* BEGIN *

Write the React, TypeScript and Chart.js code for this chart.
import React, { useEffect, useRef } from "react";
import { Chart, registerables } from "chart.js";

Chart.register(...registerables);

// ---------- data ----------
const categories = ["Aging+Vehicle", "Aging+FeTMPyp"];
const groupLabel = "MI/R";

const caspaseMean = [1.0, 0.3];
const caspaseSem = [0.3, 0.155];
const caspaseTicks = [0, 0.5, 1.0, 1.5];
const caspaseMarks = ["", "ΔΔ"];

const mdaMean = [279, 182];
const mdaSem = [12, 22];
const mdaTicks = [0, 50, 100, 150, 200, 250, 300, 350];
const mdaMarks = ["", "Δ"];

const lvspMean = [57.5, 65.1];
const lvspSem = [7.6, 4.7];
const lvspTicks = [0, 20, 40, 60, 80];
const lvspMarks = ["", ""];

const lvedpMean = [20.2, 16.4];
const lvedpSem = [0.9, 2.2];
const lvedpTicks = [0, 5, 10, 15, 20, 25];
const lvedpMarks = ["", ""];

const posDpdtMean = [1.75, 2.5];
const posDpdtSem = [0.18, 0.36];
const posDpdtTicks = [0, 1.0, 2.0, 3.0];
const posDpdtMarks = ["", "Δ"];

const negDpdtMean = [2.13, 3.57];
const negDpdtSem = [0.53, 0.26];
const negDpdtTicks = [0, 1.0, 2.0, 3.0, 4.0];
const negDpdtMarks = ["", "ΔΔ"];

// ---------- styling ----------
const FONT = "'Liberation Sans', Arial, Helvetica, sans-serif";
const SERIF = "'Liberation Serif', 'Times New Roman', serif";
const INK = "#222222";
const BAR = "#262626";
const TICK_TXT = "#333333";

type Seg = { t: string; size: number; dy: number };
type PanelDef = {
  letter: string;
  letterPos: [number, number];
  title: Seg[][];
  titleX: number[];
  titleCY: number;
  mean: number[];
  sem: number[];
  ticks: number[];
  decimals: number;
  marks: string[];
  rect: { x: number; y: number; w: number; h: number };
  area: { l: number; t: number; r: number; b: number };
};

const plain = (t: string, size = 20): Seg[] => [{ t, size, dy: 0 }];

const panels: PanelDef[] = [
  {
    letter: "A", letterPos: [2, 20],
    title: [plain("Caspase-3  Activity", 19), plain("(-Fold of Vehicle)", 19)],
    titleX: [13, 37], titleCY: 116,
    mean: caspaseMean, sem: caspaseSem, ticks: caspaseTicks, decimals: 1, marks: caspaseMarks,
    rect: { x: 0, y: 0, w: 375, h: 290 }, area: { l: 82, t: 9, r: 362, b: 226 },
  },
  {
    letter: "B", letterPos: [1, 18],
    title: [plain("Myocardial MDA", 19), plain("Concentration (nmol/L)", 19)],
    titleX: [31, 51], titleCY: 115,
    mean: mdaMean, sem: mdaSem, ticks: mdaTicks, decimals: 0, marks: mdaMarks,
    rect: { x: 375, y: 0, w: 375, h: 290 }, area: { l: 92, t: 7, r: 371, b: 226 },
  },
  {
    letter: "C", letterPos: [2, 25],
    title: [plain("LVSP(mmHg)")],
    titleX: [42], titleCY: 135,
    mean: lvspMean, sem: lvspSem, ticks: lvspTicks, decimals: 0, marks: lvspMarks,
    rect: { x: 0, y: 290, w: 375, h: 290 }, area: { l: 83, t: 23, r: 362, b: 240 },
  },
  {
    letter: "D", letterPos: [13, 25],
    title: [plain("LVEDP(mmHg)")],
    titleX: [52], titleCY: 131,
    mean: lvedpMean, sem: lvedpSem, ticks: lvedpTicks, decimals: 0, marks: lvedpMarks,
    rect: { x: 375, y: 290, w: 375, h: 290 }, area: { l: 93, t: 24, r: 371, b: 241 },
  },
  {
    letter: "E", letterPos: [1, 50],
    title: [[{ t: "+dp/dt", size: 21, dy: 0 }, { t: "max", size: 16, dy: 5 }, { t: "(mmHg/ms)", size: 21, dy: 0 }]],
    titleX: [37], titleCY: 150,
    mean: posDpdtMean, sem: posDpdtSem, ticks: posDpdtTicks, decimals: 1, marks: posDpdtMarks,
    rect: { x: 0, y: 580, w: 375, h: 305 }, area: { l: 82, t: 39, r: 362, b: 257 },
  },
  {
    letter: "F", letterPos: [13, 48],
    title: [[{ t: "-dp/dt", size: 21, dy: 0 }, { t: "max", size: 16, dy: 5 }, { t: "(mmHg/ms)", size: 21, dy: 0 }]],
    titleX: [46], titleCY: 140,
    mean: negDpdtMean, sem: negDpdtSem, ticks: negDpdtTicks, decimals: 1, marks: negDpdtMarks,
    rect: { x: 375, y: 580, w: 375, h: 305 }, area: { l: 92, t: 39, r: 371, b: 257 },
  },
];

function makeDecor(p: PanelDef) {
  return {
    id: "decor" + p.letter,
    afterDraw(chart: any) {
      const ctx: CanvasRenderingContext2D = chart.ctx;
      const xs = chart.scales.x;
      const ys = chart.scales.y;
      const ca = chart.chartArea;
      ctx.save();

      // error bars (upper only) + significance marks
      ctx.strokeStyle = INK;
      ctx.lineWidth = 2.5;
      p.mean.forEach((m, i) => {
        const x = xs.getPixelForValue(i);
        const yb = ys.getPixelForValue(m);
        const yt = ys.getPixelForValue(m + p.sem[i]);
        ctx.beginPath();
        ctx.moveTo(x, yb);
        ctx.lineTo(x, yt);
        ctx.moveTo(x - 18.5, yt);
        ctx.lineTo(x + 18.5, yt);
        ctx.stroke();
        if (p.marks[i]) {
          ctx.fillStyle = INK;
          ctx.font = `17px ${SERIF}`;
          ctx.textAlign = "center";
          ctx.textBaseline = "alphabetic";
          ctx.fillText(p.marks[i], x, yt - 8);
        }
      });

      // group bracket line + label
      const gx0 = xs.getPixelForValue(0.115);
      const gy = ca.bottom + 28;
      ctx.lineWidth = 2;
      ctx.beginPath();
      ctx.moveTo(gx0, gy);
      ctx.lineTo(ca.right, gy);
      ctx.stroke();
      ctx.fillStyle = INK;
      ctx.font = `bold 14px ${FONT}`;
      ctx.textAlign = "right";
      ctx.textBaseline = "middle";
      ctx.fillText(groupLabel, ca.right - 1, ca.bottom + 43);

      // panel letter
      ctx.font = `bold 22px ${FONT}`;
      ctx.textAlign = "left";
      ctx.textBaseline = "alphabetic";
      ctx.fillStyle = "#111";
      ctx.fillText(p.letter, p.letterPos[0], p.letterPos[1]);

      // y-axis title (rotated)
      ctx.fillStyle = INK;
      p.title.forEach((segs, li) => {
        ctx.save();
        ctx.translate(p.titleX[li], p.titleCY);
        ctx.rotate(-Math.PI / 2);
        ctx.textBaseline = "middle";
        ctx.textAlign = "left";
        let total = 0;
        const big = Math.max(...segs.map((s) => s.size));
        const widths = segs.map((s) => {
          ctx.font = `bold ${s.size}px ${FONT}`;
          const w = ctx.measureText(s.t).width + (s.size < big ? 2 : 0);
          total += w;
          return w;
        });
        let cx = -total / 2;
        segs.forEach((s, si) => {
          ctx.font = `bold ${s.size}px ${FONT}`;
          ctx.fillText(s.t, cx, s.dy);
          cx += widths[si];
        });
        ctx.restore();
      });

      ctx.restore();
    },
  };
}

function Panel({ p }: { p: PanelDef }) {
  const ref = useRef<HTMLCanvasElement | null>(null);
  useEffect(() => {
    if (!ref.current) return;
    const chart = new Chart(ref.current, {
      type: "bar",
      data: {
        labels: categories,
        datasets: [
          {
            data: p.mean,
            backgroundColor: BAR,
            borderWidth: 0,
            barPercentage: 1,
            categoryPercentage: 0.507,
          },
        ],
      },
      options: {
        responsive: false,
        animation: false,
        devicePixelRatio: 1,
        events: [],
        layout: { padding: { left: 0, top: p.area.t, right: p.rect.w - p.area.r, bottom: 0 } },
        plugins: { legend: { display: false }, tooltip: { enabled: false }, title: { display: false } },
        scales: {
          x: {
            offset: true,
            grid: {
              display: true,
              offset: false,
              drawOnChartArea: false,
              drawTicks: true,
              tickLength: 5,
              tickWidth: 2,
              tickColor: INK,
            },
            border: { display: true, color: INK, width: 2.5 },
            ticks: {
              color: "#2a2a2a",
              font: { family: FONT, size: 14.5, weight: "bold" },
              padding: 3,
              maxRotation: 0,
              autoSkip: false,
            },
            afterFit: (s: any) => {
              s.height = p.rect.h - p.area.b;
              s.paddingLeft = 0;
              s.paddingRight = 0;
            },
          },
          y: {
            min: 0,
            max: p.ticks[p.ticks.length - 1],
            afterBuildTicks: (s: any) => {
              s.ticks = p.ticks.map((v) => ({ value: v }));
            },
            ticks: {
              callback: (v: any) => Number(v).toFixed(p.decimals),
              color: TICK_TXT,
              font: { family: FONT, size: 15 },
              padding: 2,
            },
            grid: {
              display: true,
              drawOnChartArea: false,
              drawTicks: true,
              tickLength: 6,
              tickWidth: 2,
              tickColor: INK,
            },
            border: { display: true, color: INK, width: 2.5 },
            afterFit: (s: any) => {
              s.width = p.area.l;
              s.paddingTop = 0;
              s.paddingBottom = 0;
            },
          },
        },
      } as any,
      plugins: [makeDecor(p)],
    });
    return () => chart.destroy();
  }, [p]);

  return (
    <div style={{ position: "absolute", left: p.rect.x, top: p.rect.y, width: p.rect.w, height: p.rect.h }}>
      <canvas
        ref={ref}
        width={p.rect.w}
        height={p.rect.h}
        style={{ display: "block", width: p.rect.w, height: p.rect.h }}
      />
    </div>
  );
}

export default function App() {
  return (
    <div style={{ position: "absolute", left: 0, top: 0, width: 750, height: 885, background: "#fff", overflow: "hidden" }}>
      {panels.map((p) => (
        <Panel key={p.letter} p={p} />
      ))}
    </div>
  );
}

* END *

Everything from the first line above up to and including the line that contains "const plain = (t: string, size" should be printed exactly; please print only that.

Write the React, TypeScript and Chart.js code for this chart.
import React, { useEffect, useRef } from "react";
import { Chart, registerables } from "chart.js";

Chart.register(...registerables);

// ---------- data ----------
const categories = ["Aging+Vehicle", "Aging+FeTMPyp"];
const groupLabel = "MI/R";

const caspaseMean = [1.0, 0.3];
const caspaseSem = [0.3, 0.155];
const caspaseTicks = [0, 0.5, 1.0, 1.5];
const caspaseMarks = ["", "ΔΔ"];

const mdaMean = [279, 182];
const mdaSem = [12, 22];
const mdaTicks = [0, 50, 100, 150, 200, 250, 300, 350];
const mdaMarks = ["", "Δ"];

const lvspMean = [57.5, 65.1];
const lvspSem = [7.6, 4.7];
const lvspTicks = [0, 20, 40, 60, 80];
const lvspMarks = ["", ""];

const lvedpMean = [20.2, 16.4];
const lvedpSem = [0.9, 2.2];
const lvedpTicks = [0, 5, 10, 15, 20, 25];
const lvedpMarks = ["", ""];

const posDpdtMean = [1.75, 2.5];
const posDpdtSem = [0.18, 0.36];
const posDpdtTicks = [0, 1.0, 2.0, 3.0];
const posDpdtMarks = ["", "Δ"];

const negDpdtMean = [2.13, 3.57];
const negDpdtSem = [0.53, 0.26];
const negDpdtTicks = [0, 1.0, 2.0, 3.0, 4.0];
const negDpdtMarks = ["", "ΔΔ"];

// ---------- styling ----------
const FONT = "'Liberation Sans', Arial, Helvetica, sans-serif";
const SERIF = "'Liberation Serif', 'Times New Roman', serif";
const INK = "#222222";
const BAR = "#262626";
const TICK_TXT = "#333333";

type Seg = { t: string; size: number; dy: number };
type PanelDef = {
  letter: string;
  letterPos: [number, number];
  title: Seg[][];
  titleX: number[];
  titleCY: number;
  mean: number[];
  sem: number[];
  ticks: number[];
  decimals: number;
  marks: string[];
  rect: { x: number; y: number; w: number; h: number };
  area: { l: number; t: number; r: number; b: number };
};

const plain = (t: string, size = 20): Seg[] => [{ t, size, dy: 0 }];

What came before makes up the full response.